DD: During the first-quarter call, you discussed being optimistic about natural gas. It’s been especially volatile, so how do you hold that disposition?
TJ: Well, it’s hard not to be optimistic about natural gas as you look ahead in the future. We’re kind of all born optimists in this business because we’re in a business where you can do everything, and yet it can go really badly. The commodity price can fall out from underneath you suddenly and without warning. Or you can have terrible mechanical problems and overexpend or lose holes, or we have weather events. Just a lot can go wrong in this business.
Our psychological defense against that is our optimism, and we’re an optimistic group generally in our business. Sometimes, when you find optimism, it’s just kind of people’s stubborn reaction to reality. But when it comes to natural gas, I will say it’s very difficult to look at the fundamentals of either U.S. or global energy and not see a really strong role for natural gas.
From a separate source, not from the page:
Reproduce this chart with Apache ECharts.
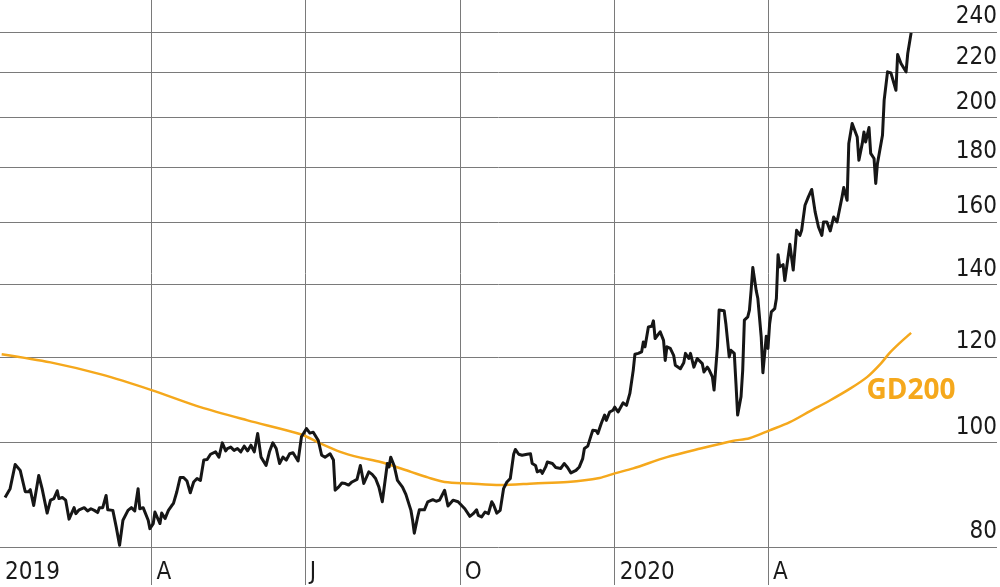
<!DOCTYPE html>
<html><head><meta charset="utf-8">
<script src="https://cdn.jsdelivr.net/npm/echarts@6/dist/echarts.min.js"></script>
<style>html,body{margin:0;padding:0;background:#fff}#c{width:1000px;height:587px}</style>
</head><body><div id="c"></div>
<script>
// x values: days since 2019-01-01
const priceDays = [
3,6,9,12,15,17,18,20,21,23,
25,26,28,30,32,34,35,37,39,41,
44,45,47,50,52,54,56,58,59,61,
63,64,67,69,71,73,76,78,80,82,
83,85,88,89,91,92,95,96,98,100,
102,103,105,107,109,111,113,115,117,119,
121,123,125,126,128,130,132,134,135,137,
139,141,143,145,147,149,151,153,155,158,
160,162,164,166,168,170,172,174,177,179,
182,184,186,189,191,193,196,198,199,201,
203,205,207,209,212,214,216,219,221,223,
225,227,230,231,232,234,236,237,239,241,
244,245,246,248,249,252,254,257,259,261,
264,266,269,272,273,276,
279,281,283,284,286,288,290,292,293,295,
297,298,299,301,303,305,306,308,310,313,
315,316,318,319,321,322,324,325,328,330,
333,335,337,339,342,344,346,347,349,351,
352,354,355,357,359,360,362,364,365,367,
368,370,372,374,376,377,379,381,382,383,
385,387,388,389,390,392,394,395,396,398,
400,401,402,404,406,407,409,410,412,414,
415,417,418,420,421,423,424,426,427,428,
430,431,433,434,436,437,438,440,441,442,
444,445,446,447,449,450,452,453,455,456,
457,458,460,461,462,463,465,466,469,471,
473,475,476,478,480,482,484,486,488,489,
491,493,495,497,498,500,501,503,504,506,
507,509,510,512,513,514,516,517,519,520,
521,524,525,527,529,530,532,533,535,538,539,541
];
const priceValues = [
88.9,90.6,95.4,94.2,90.0,90.0,90.4,87.4,87.4,93.2,
90.6,90.3,86.0,88.4,88.7,90.2,88.7,88.9,88.4,84.9,
87.0,85.9,86.6,87.0,86.4,86.8,86.5,86.1,87.0,87.0,
89.3,86.6,86.5,83.5,80.3,84.7,86.5,87.0,86.4,90.6,
86.8,87.0,84.7,83.2,84.1,86.2,84.1,86.0,85.0,86.5,
87.4,87.8,90.0,92.8,92.8,92.1,89.8,91.9,92.6,92.2,
96.3,96.4,97.5,97.1,98.0,96.9,99.9,98.2,98.7,99.0,
98.3,98.7,98.0,99.2,98.2,99.4,98.0,101.9,96.9,95.2,
98.0,99.9,98.7,95.6,96.9,96.3,97.6,97.8,96.1,101.2,
103.0,102.0,102.2,100.4,97.3,96.9,97.6,96.3,90.3,90.9,
91.7,91.6,91.3,91.9,92.4,95.2,91.6,93.9,93.4,92.6,
90.9,88.1,95.6,94.9,96.9,95.2,92.2,92.2,90.9,89.5,
86.5,84.7,82.4,85.3,86.6,86.6,88.1,88.5,88.2,88.4,
90.3,87.3,88.4,88.1,88.2,86.8,
85.4,85.9,86.6,85.6,85.3,86.2,85.9,88.1,87.6,86.0,
86.5,86.2,90.6,91.9,92.6,97.5,98.5,97.5,97.3,97.5,
97.6,95.6,95.2,93.9,94.2,93.6,94.9,95.9,95.6,94.8,
94.6,95.6,94.8,93.7,94.2,94.9,96.6,98.7,99.2,101.5,
102.6,102.5,101.9,104.1,106.0,104.8,106.7,107.1,107.8,106.7,
107.1,108.8,108.2,111.0,116.6,120.7,120.9,121.3,123.9,122.6,
127.9,128.1,129.6,124.8,125.2,126.6,124.3,119.1,122.6,122.2,
120.4,117.9,118.1,117.0,118.5,120.9,119.6,120.9,117.4,119.6,
120.0,118.3,116.2,117.4,116.8,115.0,111.8,122.6,132.6,132.1,
132.4,128.8,120.0,121.7,120.9,113.4,106.0,110.2,116.6,129.8,
130.7,132.6,138.3,145.2,138.3,135.9,125.2,116.0,125.4,122.2,
128.8,132.1,133.0,135.9,149.2,145.4,146.1,141.2,152.6,144.4,
157.2,155.5,157.2,165.8,168.8,171.5,163.5,158.3,155.5,160.0,
160.0,157.0,161.7,160.0,160.6,168.8,172.2,167.6,189.2,197.4,
197.1,191.8,182.5,189.2,193.9,189.8,195.7,185.2,183.2,173.7,
181.2,192.5,207.5,220.4,219.9,220.4,211.9,228.7,224.4,220.4,229.2,239.5
];
const gdDays = [1,30,60,90,119,147,179,190,202,214,226,244,254,264,279,297,317,337,356,365,376,396,416,435,445,457,469,481,493,505,515,523,528,534,541];
const gd200Values = [120.7,118.6,115.6,111.8,107.8,104.8,101.7,99.8,98.0,96.8,95.9,93.9,92.8,91.9,91.6,91.3,91.6,91.9,92.7,93.6,94.6,96.9,98.7,100.3,100.9,102.6,104.4,106.9,109.4,112.2,115.0,118.3,120.9,123.5,126.3];
const yTicks = [80,100,120,140,160,180,200,220,240];
const quarterDays = [0,90,181,273,365,456];
const quarterLabels = ['2019','A','J','O','2020','A'];

const FONT = "'Liberation Sans Narrow','DejaVu Sans Condensed','Roboto',sans-serif";
const GRID = '#7a7a7a';
const chart = echarts.init(document.getElementById('c'), null, {renderer:'canvas'});
chart.setOption({
  animation:false,
  backgroundColor:'#fff',
  grid:{left:-1,right:3,top:0,bottom:40,containLabel:false},
  xAxis:{
    type:'value', min:0, max:592,
    axisLine:{show:false},
    axisTick:{show:true, inside:false, length:38, customValues:quarterDays.slice(1), lineStyle:{color:GRID,width:1}},
    splitLine:{show:true, lineStyle:{color:GRID,width:1}},
    axisLabel:{customValues:quarterDays, align:'left', padding:[0,0,0,5], margin:14,
      fontSize:24, color:'#1a1a1a', fontFamily:FONT,
      formatter:function(v){const i=quarterDays.indexOf(v);return i>=0?quarterLabels[i]:'';}}
  },
  yAxis:{
    type:'log', min:80, max:256.9, position:'right',
    axisLine:{show:false}, axisTick:{show:false}, axisLabel:{show:false}, splitLine:{show:false}
  },
  series:[
    {
      name:'GD200', type:'line', z:2, symbol:'none', smooth:0.3,
      data: gdDays.map((d,i)=>[d,gd200Values[i]]),
      lineStyle:{color:'#F5A81C',width:2.5},
      endLabel:{show:true, formatter:'GD200', color:'#F5A81C', fontWeight:'bold', fontSize:28,
        fontFamily:"'Open Sans',sans-serif", align:'center', verticalAlign:'middle', distance:0, offset:[0,58]}
    },
    {
      name:'Kurs', type:'line', z:3, symbol:'none',
      data: priceDays.map((d,i)=>[d,priceValues[i]]),
      lineStyle:{color:'#161616',width:3, join:'round'},
      markLine:{
        silent:true, symbol:['none','none'], z:1,
        lineStyle:{color:GRID,width:1,type:'solid'},
        label:{position:'insideEndTop', formatter:'{c}', fontSize:24, color:'#1a1a1a', fontFamily:FONT, distance:[0,3]},
        data: yTicks.map(v=>({yAxis:v}))
      }
    }
  ]
});
</script></body></html>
DD: How do conversations about phasing out fossil fuels figure into your calculus?
TJ: It depends on who’s doing the talking. Are there NGOs [non-governmental organizations] or environmental groups doing that talking? Are there government officials and regulators doing that talking? Or is the consumer doing that talking? Because those are all very different voices.
When we look at the consumer’s behavior and the marketplace, we see very strong future for our products, both oil and natural gas, particularly hardened by the growing conversation around electricity generation, about the need generated by data center growth and artificial intelligence adoption and what that’ll mean for U.S. power demand and the role of natural gas in satisfying that demand.
So, you give me the choice between all of those voices, I’m going to take the marketplace, and I think the marketplace is sending us pretty clear signals that our products will be needed for many decades to come. And it will be a healthy business within a certain behavior set that is responsible, that attempts to deliver our products as emissions-free as we can, and that is not tone deaf to the energy transition. I mean, all of that is true simultaneously.